### [Your task]
Reproduce only this span: the line containing "Emit a Python", the line containing "start_times = [3.1, 3.6, 3.7, 4.0, 4.4, 5.0]", and every line between them, all exactly as given.

[Entries with chart source code]

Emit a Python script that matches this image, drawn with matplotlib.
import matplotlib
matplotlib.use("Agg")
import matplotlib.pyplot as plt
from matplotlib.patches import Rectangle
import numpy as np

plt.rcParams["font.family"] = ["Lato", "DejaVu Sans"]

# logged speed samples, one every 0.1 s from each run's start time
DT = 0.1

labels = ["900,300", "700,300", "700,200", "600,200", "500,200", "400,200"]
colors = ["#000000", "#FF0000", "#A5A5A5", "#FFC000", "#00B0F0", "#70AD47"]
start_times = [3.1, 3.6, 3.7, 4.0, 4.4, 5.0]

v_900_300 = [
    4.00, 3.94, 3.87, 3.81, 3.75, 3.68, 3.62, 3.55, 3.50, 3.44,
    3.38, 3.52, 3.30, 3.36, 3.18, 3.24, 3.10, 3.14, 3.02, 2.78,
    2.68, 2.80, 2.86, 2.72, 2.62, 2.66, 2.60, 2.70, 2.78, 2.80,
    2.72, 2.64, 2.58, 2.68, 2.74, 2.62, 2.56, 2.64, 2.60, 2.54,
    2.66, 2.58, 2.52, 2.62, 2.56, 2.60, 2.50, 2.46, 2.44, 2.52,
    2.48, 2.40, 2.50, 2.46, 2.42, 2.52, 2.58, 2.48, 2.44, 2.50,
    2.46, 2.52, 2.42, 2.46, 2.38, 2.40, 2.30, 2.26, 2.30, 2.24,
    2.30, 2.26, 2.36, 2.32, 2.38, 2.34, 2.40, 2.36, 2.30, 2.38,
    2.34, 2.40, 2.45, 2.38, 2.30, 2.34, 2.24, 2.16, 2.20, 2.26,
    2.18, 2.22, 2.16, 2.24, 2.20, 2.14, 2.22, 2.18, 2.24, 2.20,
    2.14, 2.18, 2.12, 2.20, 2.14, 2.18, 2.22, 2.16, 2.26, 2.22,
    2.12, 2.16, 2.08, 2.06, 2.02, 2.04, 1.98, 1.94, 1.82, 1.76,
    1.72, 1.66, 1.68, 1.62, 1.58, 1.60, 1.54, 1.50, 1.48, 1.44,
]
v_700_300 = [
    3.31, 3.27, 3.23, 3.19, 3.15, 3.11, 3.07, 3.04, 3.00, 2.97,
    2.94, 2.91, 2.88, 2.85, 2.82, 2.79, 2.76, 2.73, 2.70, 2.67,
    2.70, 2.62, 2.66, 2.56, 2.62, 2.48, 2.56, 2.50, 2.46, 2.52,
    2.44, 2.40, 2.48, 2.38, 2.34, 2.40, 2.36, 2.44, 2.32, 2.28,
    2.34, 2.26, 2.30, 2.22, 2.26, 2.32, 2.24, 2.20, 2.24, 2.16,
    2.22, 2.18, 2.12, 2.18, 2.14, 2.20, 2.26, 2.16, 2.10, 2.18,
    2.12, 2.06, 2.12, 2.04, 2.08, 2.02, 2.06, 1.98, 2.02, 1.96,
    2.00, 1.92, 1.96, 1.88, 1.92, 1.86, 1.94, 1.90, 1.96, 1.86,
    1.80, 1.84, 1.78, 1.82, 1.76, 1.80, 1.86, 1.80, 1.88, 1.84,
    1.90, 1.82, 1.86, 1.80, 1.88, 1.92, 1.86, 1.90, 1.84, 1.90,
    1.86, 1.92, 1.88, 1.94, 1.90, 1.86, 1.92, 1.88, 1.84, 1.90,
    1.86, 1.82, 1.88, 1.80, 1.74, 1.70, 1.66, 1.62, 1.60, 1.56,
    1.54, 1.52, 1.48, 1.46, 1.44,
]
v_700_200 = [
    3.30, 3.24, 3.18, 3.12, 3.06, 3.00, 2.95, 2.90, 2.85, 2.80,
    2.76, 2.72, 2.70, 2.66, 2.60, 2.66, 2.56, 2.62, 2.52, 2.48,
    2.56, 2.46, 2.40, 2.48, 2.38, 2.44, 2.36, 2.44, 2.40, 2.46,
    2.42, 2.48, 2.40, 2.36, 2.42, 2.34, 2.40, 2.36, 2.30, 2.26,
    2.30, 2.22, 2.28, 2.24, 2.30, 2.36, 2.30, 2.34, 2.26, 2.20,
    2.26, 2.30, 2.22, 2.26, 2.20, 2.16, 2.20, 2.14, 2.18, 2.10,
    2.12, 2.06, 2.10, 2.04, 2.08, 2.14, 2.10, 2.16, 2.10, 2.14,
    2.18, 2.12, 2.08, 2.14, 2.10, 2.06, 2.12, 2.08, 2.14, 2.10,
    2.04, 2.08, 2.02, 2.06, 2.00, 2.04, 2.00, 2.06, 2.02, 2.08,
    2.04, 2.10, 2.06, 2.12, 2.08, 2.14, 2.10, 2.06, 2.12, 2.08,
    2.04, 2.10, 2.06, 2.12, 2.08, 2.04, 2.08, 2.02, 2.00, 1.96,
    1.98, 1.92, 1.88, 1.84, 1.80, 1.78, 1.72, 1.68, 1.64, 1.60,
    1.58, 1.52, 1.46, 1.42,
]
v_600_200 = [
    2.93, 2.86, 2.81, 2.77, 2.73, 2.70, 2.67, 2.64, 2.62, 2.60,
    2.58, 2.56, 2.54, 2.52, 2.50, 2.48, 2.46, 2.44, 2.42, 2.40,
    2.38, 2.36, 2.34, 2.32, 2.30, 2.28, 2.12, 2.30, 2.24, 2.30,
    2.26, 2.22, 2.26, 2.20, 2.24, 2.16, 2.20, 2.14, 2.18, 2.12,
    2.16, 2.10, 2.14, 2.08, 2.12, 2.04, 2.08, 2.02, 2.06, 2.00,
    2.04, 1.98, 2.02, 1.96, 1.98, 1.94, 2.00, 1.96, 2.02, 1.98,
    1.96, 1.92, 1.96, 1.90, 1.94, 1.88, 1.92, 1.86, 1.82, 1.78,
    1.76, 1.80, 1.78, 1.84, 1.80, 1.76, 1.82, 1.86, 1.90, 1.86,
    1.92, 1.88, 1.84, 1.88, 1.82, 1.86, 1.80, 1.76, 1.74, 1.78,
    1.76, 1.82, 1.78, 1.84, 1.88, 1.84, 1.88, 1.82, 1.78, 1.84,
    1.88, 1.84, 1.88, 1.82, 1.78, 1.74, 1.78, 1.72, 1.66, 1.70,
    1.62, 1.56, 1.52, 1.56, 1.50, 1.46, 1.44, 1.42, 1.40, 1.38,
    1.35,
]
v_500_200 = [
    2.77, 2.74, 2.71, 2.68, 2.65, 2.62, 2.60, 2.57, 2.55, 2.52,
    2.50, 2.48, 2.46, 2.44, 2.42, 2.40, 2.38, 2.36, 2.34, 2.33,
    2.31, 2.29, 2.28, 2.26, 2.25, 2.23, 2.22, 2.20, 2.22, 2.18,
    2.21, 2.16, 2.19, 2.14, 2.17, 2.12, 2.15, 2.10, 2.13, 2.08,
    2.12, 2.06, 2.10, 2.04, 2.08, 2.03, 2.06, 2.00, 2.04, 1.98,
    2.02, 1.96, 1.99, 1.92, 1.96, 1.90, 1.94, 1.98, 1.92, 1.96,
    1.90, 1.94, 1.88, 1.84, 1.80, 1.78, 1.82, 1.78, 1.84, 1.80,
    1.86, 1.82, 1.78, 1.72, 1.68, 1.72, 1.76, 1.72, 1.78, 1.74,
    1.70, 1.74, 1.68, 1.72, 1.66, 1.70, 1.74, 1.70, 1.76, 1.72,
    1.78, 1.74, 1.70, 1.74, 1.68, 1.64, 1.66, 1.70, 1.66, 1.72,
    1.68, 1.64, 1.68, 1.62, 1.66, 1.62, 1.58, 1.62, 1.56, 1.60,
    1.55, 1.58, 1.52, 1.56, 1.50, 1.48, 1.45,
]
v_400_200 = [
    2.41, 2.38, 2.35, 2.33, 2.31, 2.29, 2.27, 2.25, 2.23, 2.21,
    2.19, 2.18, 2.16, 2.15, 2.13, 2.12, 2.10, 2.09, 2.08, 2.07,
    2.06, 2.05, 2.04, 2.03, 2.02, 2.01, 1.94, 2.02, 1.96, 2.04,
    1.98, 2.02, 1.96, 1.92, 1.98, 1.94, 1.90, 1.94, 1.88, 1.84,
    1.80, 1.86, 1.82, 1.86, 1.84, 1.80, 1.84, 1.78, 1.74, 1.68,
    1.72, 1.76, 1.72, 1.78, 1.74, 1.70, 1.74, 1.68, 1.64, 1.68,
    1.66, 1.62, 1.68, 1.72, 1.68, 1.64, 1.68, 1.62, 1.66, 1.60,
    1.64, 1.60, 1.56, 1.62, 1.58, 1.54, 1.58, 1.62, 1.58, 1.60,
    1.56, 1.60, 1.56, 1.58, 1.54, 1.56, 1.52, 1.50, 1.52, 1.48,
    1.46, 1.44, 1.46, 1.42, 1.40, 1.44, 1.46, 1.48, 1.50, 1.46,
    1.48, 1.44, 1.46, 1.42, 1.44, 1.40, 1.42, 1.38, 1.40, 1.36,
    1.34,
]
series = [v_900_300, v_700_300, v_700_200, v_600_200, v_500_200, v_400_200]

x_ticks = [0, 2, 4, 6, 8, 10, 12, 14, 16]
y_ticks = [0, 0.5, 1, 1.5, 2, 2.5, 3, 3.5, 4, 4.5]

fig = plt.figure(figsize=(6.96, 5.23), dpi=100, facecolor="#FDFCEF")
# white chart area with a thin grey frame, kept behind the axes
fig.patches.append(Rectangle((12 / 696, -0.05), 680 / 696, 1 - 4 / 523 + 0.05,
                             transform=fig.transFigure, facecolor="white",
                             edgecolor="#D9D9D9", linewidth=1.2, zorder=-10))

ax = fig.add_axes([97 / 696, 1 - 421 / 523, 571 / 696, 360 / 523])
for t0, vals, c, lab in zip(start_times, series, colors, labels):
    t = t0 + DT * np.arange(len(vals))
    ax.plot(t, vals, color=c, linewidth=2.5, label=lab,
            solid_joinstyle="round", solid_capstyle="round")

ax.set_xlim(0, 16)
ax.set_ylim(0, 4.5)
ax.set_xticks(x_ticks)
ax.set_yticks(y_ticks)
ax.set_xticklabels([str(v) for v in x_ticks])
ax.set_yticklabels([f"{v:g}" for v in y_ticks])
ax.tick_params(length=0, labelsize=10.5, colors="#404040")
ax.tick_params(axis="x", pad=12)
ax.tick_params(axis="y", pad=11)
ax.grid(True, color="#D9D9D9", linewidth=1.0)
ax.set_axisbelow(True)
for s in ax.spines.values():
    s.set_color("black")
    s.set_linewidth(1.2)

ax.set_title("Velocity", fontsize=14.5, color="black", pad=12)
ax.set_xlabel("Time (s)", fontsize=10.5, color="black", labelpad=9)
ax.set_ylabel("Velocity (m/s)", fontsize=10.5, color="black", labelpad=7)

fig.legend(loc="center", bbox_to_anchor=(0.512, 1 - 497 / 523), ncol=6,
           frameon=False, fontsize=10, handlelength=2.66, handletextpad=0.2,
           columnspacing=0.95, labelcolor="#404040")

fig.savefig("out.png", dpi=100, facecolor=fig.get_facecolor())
* * *
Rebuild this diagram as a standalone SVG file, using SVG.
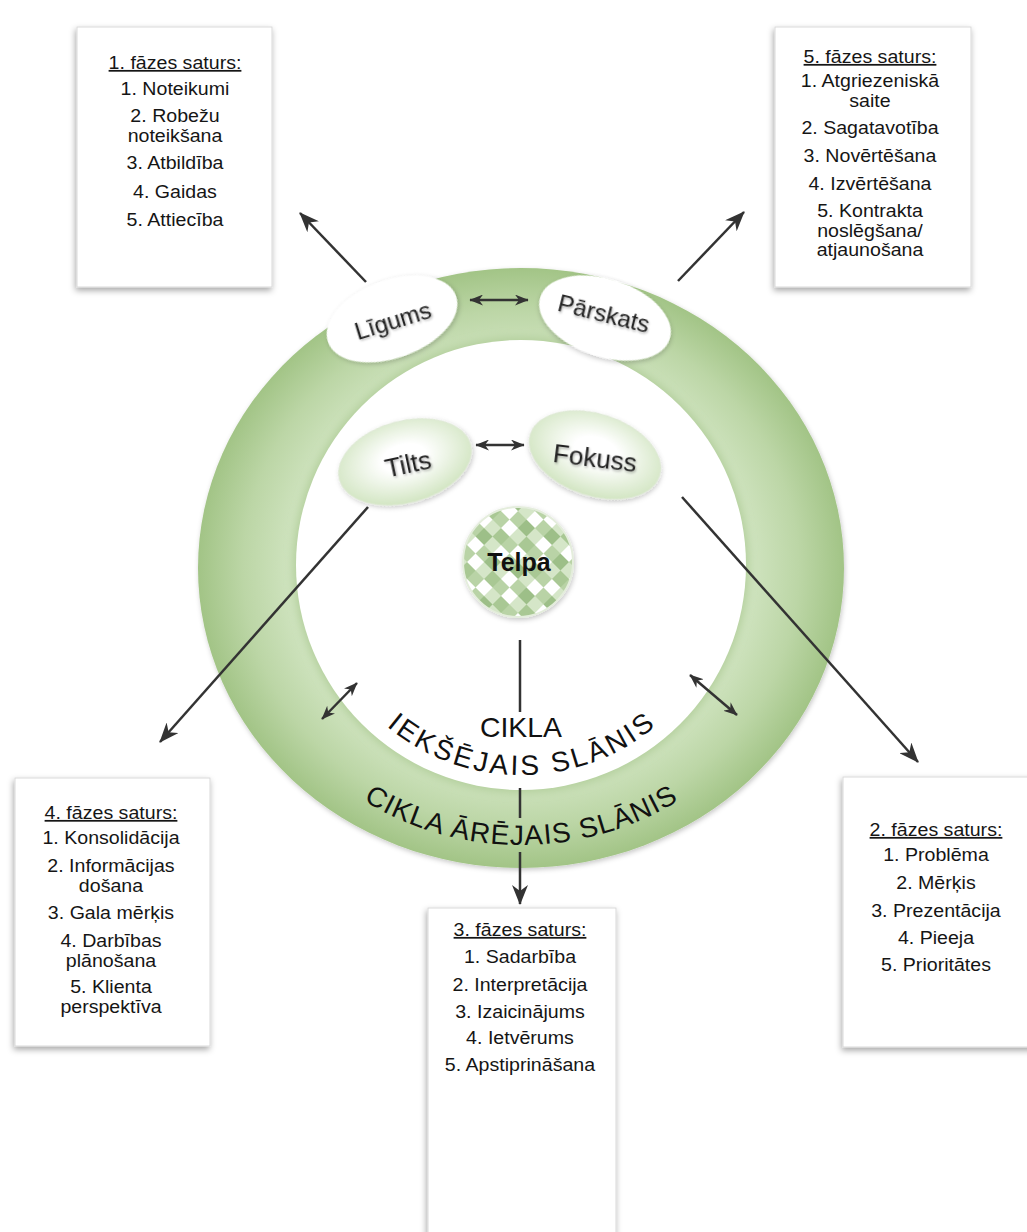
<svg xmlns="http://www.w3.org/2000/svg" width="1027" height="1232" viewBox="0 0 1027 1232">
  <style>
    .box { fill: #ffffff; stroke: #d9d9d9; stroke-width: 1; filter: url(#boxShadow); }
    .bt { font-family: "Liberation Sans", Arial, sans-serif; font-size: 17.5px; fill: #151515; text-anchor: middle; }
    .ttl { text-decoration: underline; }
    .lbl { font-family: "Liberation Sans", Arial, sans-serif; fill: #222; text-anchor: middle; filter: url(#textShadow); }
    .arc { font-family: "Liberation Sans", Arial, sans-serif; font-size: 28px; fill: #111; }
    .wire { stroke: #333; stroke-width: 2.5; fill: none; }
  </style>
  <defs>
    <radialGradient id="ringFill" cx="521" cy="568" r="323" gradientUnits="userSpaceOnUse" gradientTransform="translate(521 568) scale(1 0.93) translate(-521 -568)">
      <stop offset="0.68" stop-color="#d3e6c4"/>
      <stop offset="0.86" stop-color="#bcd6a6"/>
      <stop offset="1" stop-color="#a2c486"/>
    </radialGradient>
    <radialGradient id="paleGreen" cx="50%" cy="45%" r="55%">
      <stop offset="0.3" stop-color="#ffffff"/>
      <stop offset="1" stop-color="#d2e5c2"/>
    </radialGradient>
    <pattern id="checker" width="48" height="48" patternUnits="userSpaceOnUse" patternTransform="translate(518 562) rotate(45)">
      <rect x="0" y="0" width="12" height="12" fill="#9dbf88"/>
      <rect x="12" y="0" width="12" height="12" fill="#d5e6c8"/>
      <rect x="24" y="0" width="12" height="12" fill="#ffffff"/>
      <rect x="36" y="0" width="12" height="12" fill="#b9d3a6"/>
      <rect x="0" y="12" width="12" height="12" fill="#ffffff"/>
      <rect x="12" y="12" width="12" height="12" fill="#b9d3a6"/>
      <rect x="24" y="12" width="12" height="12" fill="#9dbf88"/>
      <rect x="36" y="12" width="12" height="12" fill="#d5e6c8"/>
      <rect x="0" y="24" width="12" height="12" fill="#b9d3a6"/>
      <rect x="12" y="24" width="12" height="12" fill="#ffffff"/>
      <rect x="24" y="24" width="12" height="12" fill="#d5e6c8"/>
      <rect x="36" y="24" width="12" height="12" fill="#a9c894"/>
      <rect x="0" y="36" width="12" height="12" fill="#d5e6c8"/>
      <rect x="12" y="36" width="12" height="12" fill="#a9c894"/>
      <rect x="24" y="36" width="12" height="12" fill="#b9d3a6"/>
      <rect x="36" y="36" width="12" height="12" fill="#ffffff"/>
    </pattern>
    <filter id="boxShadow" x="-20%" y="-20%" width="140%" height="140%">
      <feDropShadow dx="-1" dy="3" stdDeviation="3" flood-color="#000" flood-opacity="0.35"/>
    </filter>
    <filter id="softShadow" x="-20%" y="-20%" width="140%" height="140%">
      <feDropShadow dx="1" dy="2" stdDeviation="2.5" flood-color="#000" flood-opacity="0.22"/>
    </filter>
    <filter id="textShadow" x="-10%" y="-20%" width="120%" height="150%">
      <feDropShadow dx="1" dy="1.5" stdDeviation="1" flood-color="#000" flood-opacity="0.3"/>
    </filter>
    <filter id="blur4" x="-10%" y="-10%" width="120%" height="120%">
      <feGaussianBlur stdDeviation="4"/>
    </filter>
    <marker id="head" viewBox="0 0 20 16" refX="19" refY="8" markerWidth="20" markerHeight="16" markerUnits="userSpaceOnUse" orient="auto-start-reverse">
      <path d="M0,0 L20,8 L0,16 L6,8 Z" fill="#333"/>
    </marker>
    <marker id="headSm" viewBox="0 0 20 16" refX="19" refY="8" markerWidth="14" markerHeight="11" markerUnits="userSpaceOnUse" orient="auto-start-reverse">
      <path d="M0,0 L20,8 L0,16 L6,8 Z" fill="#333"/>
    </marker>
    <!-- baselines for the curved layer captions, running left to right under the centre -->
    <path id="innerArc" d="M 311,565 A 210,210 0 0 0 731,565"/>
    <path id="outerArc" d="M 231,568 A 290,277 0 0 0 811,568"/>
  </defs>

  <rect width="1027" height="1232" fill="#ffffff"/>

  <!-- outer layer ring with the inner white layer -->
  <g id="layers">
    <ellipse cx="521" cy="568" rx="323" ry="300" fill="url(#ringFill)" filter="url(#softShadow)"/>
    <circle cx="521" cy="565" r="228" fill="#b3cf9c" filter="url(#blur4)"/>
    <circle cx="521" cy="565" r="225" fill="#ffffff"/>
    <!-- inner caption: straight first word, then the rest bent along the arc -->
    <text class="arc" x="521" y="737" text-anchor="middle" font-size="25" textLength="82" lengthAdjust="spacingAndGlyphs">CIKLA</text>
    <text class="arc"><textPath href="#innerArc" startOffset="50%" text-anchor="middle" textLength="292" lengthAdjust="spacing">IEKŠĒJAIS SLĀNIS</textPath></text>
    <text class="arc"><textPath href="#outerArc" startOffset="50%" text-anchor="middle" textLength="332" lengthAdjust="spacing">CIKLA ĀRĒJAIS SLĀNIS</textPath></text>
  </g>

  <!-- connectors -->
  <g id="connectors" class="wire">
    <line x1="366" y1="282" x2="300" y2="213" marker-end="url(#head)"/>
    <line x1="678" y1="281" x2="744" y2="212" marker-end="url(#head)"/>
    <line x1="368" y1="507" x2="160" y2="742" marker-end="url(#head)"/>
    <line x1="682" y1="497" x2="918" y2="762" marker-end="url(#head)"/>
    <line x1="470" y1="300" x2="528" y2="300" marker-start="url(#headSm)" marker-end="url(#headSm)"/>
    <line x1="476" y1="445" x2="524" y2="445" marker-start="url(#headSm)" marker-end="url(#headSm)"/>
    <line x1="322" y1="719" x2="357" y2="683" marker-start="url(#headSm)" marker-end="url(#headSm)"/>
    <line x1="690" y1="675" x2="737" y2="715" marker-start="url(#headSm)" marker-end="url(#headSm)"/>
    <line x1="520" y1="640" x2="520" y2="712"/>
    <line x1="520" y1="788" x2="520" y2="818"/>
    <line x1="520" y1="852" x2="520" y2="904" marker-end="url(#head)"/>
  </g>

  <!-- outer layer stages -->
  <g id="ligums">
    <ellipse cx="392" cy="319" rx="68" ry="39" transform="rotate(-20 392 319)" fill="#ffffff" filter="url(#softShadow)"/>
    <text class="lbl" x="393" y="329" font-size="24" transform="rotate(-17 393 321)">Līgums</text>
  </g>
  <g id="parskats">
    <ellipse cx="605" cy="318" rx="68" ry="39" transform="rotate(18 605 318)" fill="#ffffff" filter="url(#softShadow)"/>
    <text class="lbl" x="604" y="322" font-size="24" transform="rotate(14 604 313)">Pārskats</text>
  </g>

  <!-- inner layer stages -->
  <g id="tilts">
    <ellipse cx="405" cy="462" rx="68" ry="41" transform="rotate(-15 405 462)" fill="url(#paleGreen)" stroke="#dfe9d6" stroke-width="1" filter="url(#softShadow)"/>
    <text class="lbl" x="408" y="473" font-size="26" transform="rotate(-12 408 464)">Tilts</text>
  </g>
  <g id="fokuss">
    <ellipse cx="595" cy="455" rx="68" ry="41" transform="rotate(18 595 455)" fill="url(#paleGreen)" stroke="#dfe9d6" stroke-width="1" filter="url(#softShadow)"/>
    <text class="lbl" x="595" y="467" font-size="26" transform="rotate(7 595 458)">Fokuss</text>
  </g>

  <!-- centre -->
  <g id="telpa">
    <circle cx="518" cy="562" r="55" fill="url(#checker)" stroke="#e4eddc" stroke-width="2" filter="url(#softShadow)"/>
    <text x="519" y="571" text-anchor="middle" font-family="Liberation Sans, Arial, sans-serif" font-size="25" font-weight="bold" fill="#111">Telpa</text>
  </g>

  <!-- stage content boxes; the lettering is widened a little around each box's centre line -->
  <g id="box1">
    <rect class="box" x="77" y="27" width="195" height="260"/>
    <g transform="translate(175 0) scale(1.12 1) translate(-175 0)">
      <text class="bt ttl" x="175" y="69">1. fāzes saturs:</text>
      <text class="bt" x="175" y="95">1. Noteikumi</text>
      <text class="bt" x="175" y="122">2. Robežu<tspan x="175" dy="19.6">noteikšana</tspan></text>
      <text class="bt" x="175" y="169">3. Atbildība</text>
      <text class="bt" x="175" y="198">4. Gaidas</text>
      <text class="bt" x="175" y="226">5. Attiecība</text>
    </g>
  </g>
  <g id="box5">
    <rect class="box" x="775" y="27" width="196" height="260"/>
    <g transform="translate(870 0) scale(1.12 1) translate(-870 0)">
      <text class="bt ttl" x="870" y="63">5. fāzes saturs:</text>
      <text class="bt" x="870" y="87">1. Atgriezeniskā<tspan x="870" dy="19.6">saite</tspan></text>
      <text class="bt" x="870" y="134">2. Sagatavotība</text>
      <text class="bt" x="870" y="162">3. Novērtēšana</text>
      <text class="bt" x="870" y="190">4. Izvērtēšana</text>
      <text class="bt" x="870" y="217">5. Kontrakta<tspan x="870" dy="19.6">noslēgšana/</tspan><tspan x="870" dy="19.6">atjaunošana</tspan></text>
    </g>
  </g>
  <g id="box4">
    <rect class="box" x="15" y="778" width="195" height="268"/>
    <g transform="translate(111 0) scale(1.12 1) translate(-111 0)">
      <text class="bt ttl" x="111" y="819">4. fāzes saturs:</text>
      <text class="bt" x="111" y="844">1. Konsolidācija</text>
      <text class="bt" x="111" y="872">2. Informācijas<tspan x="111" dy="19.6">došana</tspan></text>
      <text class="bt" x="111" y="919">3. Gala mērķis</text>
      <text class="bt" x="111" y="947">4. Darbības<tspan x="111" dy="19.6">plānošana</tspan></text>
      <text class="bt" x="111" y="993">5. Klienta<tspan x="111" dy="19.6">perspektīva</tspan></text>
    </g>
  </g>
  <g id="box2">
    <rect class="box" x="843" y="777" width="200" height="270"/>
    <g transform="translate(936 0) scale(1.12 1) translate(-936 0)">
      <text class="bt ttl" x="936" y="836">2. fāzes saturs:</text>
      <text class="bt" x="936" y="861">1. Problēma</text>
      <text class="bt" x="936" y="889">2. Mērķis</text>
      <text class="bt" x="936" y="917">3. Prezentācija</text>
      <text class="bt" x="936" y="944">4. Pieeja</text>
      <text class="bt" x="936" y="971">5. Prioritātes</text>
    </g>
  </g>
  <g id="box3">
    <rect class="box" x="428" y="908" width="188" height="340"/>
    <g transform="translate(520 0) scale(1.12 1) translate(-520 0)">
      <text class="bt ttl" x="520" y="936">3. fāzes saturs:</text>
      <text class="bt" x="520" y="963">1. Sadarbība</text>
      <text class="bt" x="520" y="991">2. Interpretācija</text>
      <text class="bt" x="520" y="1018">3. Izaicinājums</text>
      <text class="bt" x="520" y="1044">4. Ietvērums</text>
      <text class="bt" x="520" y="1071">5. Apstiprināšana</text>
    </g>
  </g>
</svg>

### [Correct answer]
Emit a Python script that matches this image, drawn with matplotlib.
import matplotlib
matplotlib.use("Agg")
import matplotlib.pyplot as plt
from matplotlib.patches import Rectangle
import numpy as np

plt.rcParams["font.family"] = ["Lato", "DejaVu Sans"]

# logged speed samples, one every 0.1 s from each run's start time
DT = 0.1

labels = ["900,300", "700,300", "700,200", "600,200", "500,200", "400,200"]
colors = ["#000000", "#FF0000", "#A5A5A5", "#FFC000", "#00B0F0", "#70AD47"]
start_times = [3.1, 3.6, 3.7, 4.0, 4.4, 5.0]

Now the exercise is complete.